Rob Wilhelmsen at the Department of Atmospheric Sciences and National Centre for Supercomputing Applications, University of Illinois is well known for his work on the numerical simulation of severe storms. He has recently collaborated with Stellar both in porting his storm simulation code to the GS1000 and in developing an interactive visualization package. Lou Wicker actually did the port and found it a particularly painless task, the Stellar compiler providing extensive vectorisation and parallelisation automatically. The GS1000 delivers a sustained 15 to 18 MFLOPS to the simulation, which is just one tenth of that delivered to the problem by a CRAY-2 (but at much less than one tenth of the price).

The visualization package was written by Dave Kamins of Stellar and is directed towards visualizing the 3D wind velocity field of the storm. It explores the use of particle advection whereby a cloud of passive particles is injected into the system which then moves in accord with the wind vectors. The particles are drawn as shaded spheres to enhance the 3D effect, a task to which the GS1000 is ideally suited since it can draw spheres at up to 50,000 per second.

At a recent Cray user symposium, held 12-14 October in Minneapolis, Wilhelmsen gave a live demonstration of interactive visualization as he presented his paper. A Stellar GS1000 was networked to a CRAY-2 via a Tl link (1.5 Mbit/s) and as the CRAY machine performed the simulation, the GS1000 presented the current state of the storm system to the audience. It is interesting to note that the GS1000 could actually perform the visualization more quickly when it ran the simulation itself: the T1 link proved to be a significant bottleneck, even though a lot of work was done to minimise the amount of data that had to be passed between the two machines. This is an excellent example of the benefit that can be gained when compute and graphics are tightly coupled in a single package.
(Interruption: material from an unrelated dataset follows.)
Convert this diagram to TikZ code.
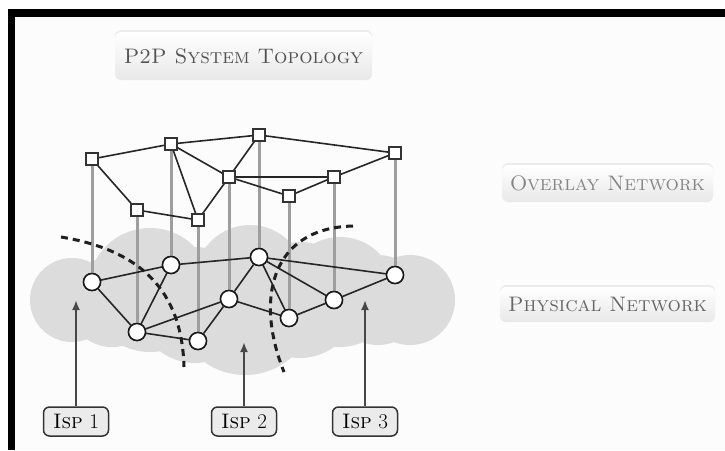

The Space, Science and Engineering Centre (SSEC) at the University of Wisconsin is well known for its McIDAS weather data visualization system, and has over 80 such turn-key systems installed in customer sites. McIDAS lets the meteorologist create moving 3D weather displays using perspective, stereo, motion parallax, depth precedence, shading, texture, brightness, colour, shadows, and transparency. After a good deal of careful thought Bill Hibbard chose the GS1000 as the SSEC's interactive 4D workstation, and even though the machine was delivered just a month ago Hibbard's group has already ported an extensive suite of visualization software.

For a more detailed account of the work now being done on the GS1000 by the SSEC group please refer to Bill Hibbard's paper, Visualizing Weather Data, presented earlier at this workshop.

Bill Holland at the National Centre for Atmospheric Research (NCAR) in Boulder, Colorado has recently selected a Stellar GS1000 for his work on advanced visualization and computational methods in ocean circulation modelling, part of NCAR's work on the dynamics of the global climate. He will be taking delivery of his machine shortly.